Yesterday we made the last major purchase that will be done with funds from that hard-earned home equity loan:  a new engine for our boat.  It's a state-of-the-art machine with less horsepower than the old one (which came with the boat when it was new in 1995) but as much or more get-up-and-go because of improvements in technology.  We should be able to do what we always did in the boat, just more quietly and efficiently.  The biggest treat will be for our neighbors and the wildlife with whom we share this space:  huge clouds of oil smoke will no longer billow from our dock when we start our motor.  We felt like we were driving a floating jalopy down the river whenever we started up. Now, with its new seats and engine, the boat is like new.  We should be able to take longer trips without fear of engine failure or breaking the bank on fuel.  

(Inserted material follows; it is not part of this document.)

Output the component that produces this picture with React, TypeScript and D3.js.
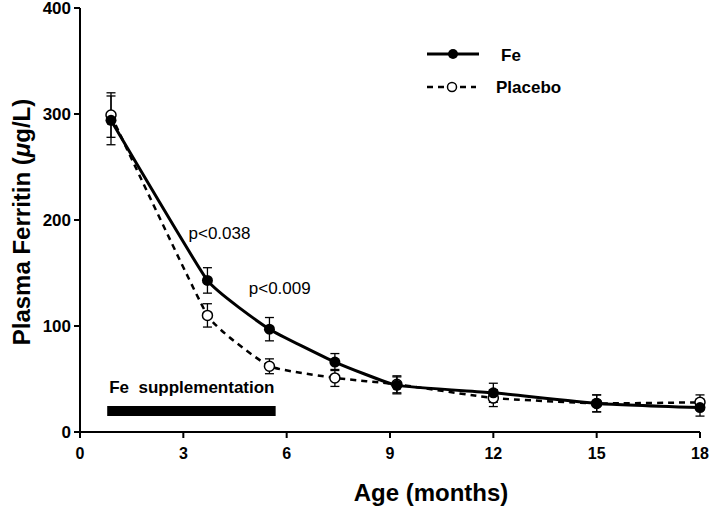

We have made friends with another gay couple here, both natives of the Albemarle whose roots trace back to the original English settlers and even the local native-Americans.  This is a welcome event and, to me, surprisingly significant.  We are in no way exclusive in our choice of friends--indeed, our closest friends tend to be childless couples more-or-less our age, hetero and otherwise; we seem to have the most in common with them.  What we enjoy most in social life is diversity, and this was something of a discovery, possible only  in this new place, where we have found the pool of potential friends to be overwhelmingly white, straight, and older.  The homogeneity here made us appreciate--understand, even--the diversity we left behind in Arlington.  Our little street was a smorgasboard of people white, of color, straight, gay, young and old.  Columbia Pike, the commercial drag a mere stroll away, is a bazaar of multi-ethnic groceries and dining opportunities.  We have come to miss that vibrancy, that stimulation.  So meeting somebody here who is "diverse" like us is a welcome development.  And these guys seem hungry for new blood--they are very clear that they want to cultivate our friendship and we look forward to getting to know them better.  We are honored, really, because they are rather famous here for the quarterly "Prairie Home Companion"-style entertainment they write and produce--a showcase for very impressive local talent--at their venue, The Onley Place.  They are confirming for us the impression we already had:  there are gay people around here but, as with other sensitive personal considerations, such as politics, nobody is in your face about it.  They just go about their business like everyone else, just happening to be, in this case, gay.  We find this very comfortable because it's exactly the way we've lived our lives all along.  We hope we can build a critical mass of gay people around us and then mix them with our "built-in" friends--our white, straight, old but wonderful neighbors--and be one happy group.  We want people of color and of different cultures to be a part of the mix, too--they may be harder to come by here, but our doors are open!